The UNCRC is often characterised by its use of the ‘3Ps’: protection, provision, and participation. Although the UNCRC has led to the development of national Child Acts globally, there is still a tendency to focus on protection and provision rather than on participation.

The participation component is articulated in Article 12 of the UNCRC, which expresses ‘the Right to be Heard’. That right includes raising children’s voices and the responsibility of duty bearers (including parents and states) to listen to them and act on their perspectives. Article 12 remains an important basis for many of the productive interventions towards participatory approaches with children that have occurred in the 30 years since the convention.  

Theories of children’s participation

The significant inclusion of participation rights in the UNCRC reflects its development at a time in which participation was central to development practice and discourse. 

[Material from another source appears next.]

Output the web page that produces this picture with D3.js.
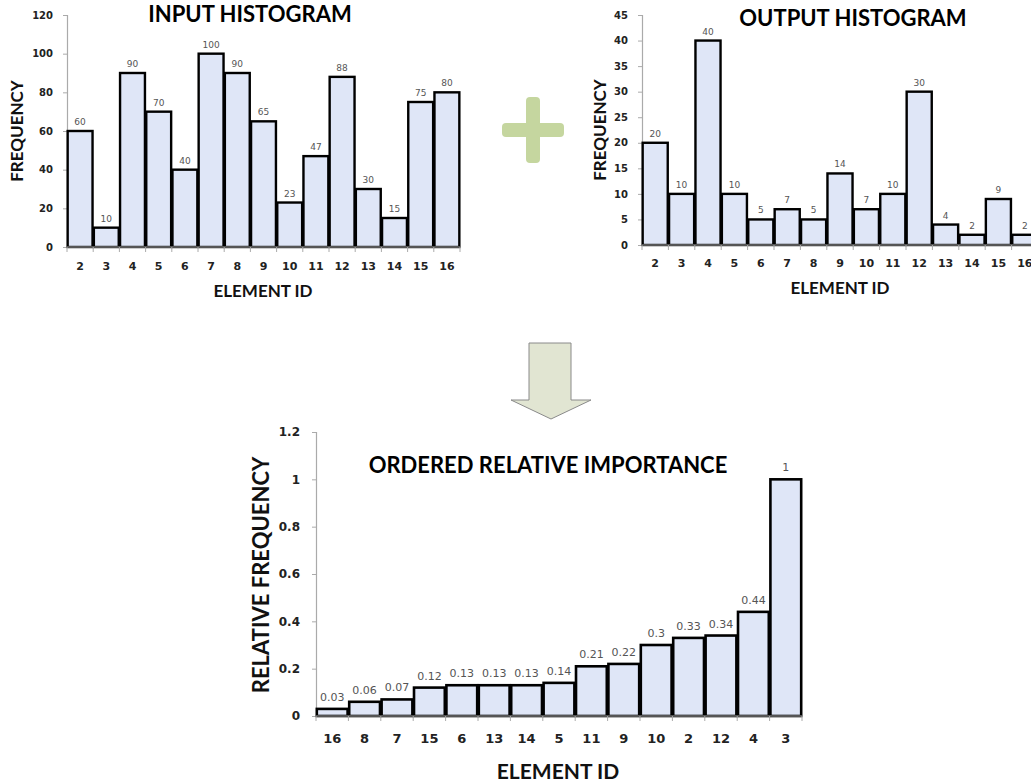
<!DOCTYPE html>
<html>
<head>
<meta charset="utf-8">
<script src="https://cdn.jsdelivr.net/npm/d3@7"></script>
<style>
  html, body { margin: 0; padding: 0; background: #fff; }
  svg { display: block; }
</style>
</head>
<body>
<div id="chart"></div>
<script>
// Histogram data
const inputIds = ["2", "3", "4", "5", "6", "7", "8", "9", "10", "11", "12", "13", "14", "15", "16"];
const inputFreq = [60, 10, 90, 70, 40, 100, 90, 65, 23, 47, 88, 30, 15, 75, 80];
const inputTicks = [0, 20, 40, 60, 80, 100, 120];

const outputIds = ["2", "3", "4", "5", "6", "7", "8", "9", "10", "11", "12", "13", "14", "15", "16"];
const outputFreq = [20, 10, 40, 10, 5, 7, 5, 14, 7, 10, 30, 4, 2, 9, 2];
const outputTicks = [0, 5, 10, 15, 20, 25, 30, 35, 40, 45];

const orderedIds = ["16", "8", "7", "15", "6", "13", "14", "5", "11", "9", "10", "2", "12", "4", "3"];
const relFreq = [0.03, 0.06, 0.07, 0.12, 0.13, 0.13, 0.13, 0.14, 0.21, 0.22, 0.3, 0.33, 0.34, 0.44, 1];
const relTicks = [0, 0.2, 0.4, 0.6, 0.8, 1, 1.2];

const W = 1031, H = 784;
const barFill = "#dfe6f7";
const titleFont = "Lato, 'Open Sans', sans-serif";
const tickFont = "'DejaVu Sans', Verdana, sans-serif";

const svg = d3.select("#chart").append("svg")
  .attr("width", W)
  .attr("height", H);

svg.append("rect").attr("width", W).attr("height", H).attr("fill", "#fff");

function drawHist(o) {
  const g = svg.append("g");

  const x = d3.scaleBand()
    .domain(o.ids)
    .range([o.x0, o.x1])
    .paddingInner(0.05)
    .paddingOuter(0.025);

  const y = d3.scaleLinear()
    .domain([0, o.max])
    .range([o.y0, o.y1]);

  // y axis
  const yAxis = g.append("g")
    .attr("transform", `translate(${o.x0},0)`)
    .call(d3.axisLeft(y).tickValues(o.ticks).tickSize(4).tickPadding(o.tickPad)
      .tickFormat(d => d3.format("~g")(d)));
  yAxis.select(".domain").attr("stroke", "#aaa").attr("stroke-width", 1.2);
  yAxis.selectAll(".tick line").attr("stroke", "#aaa");
  yAxis.selectAll(".tick text")
    .attr("font-family", tickFont)
    .attr("font-weight", "bold")
    .attr("font-size", o.yFont)
    .attr("fill", "#222");

  // bars
  g.selectAll("rect.bar")
    .data(o.values)
    .join("rect")
    .attr("class", "bar")
    .attr("x", (d, i) => x(o.ids[i]))
    .attr("y", d => y(d))
    .attr("width", x.bandwidth())
    .attr("height", d => o.y0 - y(d))
    .attr("fill", barFill)
    .attr("stroke", "#000")
    .attr("stroke-width", o.stroke);

  // value labels
  g.selectAll("text.val")
    .data(o.values)
    .join("text")
    .attr("class", "val")
    .attr("x", (d, i) => x(o.ids[i]) + x.bandwidth() / 2)
    .attr("y", d => y(d) - o.valGap)
    .attr("text-anchor", "middle")
    .attr("font-family", tickFont)
    .attr("font-size", o.valFont)
    .attr("fill", "#555")
    .text(d => d3.format("~g")(d));

  // x axis: baseline, tick marks between categories
  const bounds = d3.range(o.ids.length + 1).map(i => o.x0 + i * (o.x1 - o.x0) / o.ids.length);
  g.append("line")
    .attr("x1", o.x0).attr("x2", o.x1)
    .attr("y1", o.y0).attr("y2", o.y0)
    .attr("stroke", "#555").attr("stroke-width", 2);
  g.selectAll("line.xt")
    .data(bounds)
    .join("line")
    .attr("class", "xt")
    .attr("x1", d => d).attr("x2", d => d)
    .attr("y1", o.y0).attr("y2", o.y0 + 5)
    .attr("stroke", "#aaa");
  g.selectAll("text.xl")
    .data(o.ids)
    .join("text")
    .attr("class", "xl")
    .attr("x", d => x(d) + x.bandwidth() / 2)
    .attr("y", o.y0 + o.xLabGap)
    .attr("text-anchor", "middle")
    .attr("font-family", tickFont)
    .attr("font-weight", "bold")
    .attr("font-size", o.xFont)
    .attr("fill", "#222")
    .text(d => d);

  // titles
  g.append("text")
    .attr("x", o.title[0]).attr("y", o.title[1])
    .attr("text-anchor", "middle")
    .attr("font-family", titleFont)
    .attr("font-weight", "bold")
    .attr("font-size", o.titleSize)
    .attr("fill", "#000")
    .text(o.titleText);

  g.append("text")
    .attr("x", o.xTitle[0]).attr("y", o.xTitle[1])
    .attr("text-anchor", "middle")
    .attr("font-family", titleFont)
    .attr("font-weight", "bold")
    .attr("font-size", o.axisSize)
    .attr("fill", "#111")
    .text("ELEMENT ID");

  g.append("text")
    .attr("transform", `translate(${o.yTitle[0]},${o.yTitle[1]}) rotate(-90)`)
    .attr("text-anchor", "middle")
    .attr("font-family", titleFont)
    .attr("font-weight", "bold")
    .attr("font-size", o.yAxisSize || o.axisSize)
    .attr("fill", "#111")
    .text(o.yTitleText);
}

drawHist({
  ids: inputIds, values: inputFreq, ticks: inputTicks, max: 120,
  x0: 67, x1: 460, y0: 247, y1: 15,
  stroke: 2.4, yFont: 10, xFont: 11, valFont: 9, valGap: 6, xLabGap: 23, tickPad: 10,
  titleText: "INPUT HISTOGRAM", title: [250, 22], titleSize: 22,
  xTitle: [263, 297], axisSize: 17,
  yTitleText: "FREQUENCY", yTitle: [23, 131]
});

drawHist({
  ids: outputIds, values: outputFreq, ticks: outputTicks, max: 45,
  x0: 642, x1: 1038, y0: 245, y1: 15,
  stroke: 2.4, yFont: 10, xFont: 11, valFont: 9, valGap: 6, xLabGap: 22, tickPad: 10,
  titleText: "OUTPUT HISTOGRAM", title: [853, 26], titleSize: 22,
  xTitle: [840, 294], axisSize: 17,
  yTitleText: "FREQUENCY", yTitle: [606, 130]
});

drawHist({
  ids: orderedIds, values: relFreq, ticks: relTicks, max: 1.2,
  x0: 316, x1: 802, y0: 716, y1: 432,
  stroke: 2.6, yFont: 12, xFont: 13, valFont: 11, valGap: 8, xLabGap: 27, tickPad: 12,
  titleText: "ORDERED RELATIVE IMPORTANCE", title: [548, 473], titleSize: 22,
  xTitle: [558, 779], axisSize: 21, yAxisSize: 22,
  yTitleText: "RELATIVE FREQUENCY", yTitle: [269, 575]
});

// plus sign between the two histograms
const plus = svg.append("g").attr("fill", "#c5d69f");
plus.append("rect").attr("x", 526).attr("y", 97).attr("width", 14).attr("height", 66).attr("rx", 4);
plus.append("rect").attr("x", 502).attr("y", 123).attr("width", 62).attr("height", 14).attr("rx", 4);

// down arrow pointing to the ordered chart
const arrow = d3.path();
arrow.moveTo(529, 343);
arrow.lineTo(571, 343);
arrow.lineTo(571, 400);
arrow.lineTo(591, 400);
arrow.lineTo(551, 419);
arrow.lineTo(511, 400);
arrow.lineTo(529, 400);
arrow.closePath();
svg.append("path")
  .attr("d", arrow.toString())
  .attr("fill", "#e1e5d2")
  .attr("stroke", "#8a8a8a")
  .attr("stroke-width", 1);
</script>
</body>
</html>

Roger Hart’s extremely influential ladder of children’s participation adapts Arnstein’s ladder of citizen participation. Hart’s ladder of children’s participation shows the range of ‘children’s participation’ from non-participation (manipulation, decoration, tokenism) to full participation (adults and young people sharing decision-making).

The development, through the 1990s, of discourses on children’s and youth citizenship, participation, agency and empowerment, runs alongside the emergence of the ideas of ‘new sociology of childhood’, and the ‘social studies of childhood’. The ‘social studies of childhood’ recognises the interdisciplinary nature of childhood and youth, including the incorporation of children’s geographies, the anthropology of childhood, and childhood in history.  

Despite these numerous developments in our thinking on children, there is still work to be done in connecting to child agency or active citizenship. Adult constructions of child participation focus on the passive activities of listening and consulting.The image shows a balanced scale. At either end is written "welfare/protection rights" and "justice/liberty rights". Above the centre is written "evolving capacities"

Children are generally thought to enjoy protection rights (protection and provision) but they may not be able to exercise liberty rights (participation) depending on their context, and their capacity in that context. Perceived competency varies according to different social norms about children, so the amount of control that adults have in deciding children’s interests depends on social understandings of childhood, not on children themselves 

Jason Hart, borrowing from critiques of adult participation work, suggests that children’s participation, in practice, exhibits two fundamental flaws.

The first is that in its focus on ‘the local’, children’s participation often loses the connection to the broader political arenas that ultimately structure people’s realities. In other words, that focus has a depoliticising effect.

The second concern is that ‘children’ or ‘young people’ become caught up in a politics of recognition rather than redistribution, and their participation becomes tokenistic. One of the recurring narratives in our interviews was the prevalence of ‘decorative or token participation’, where individual children or young people are brought to policy spaces as ‘youth representatives’. 

The idea of children as (full) rights holders is still contested. The shift from the child as a dependent, to child as a citizen remains incomplete. Within this context, children’s participation becomes extremely important to the full realisation of their rights.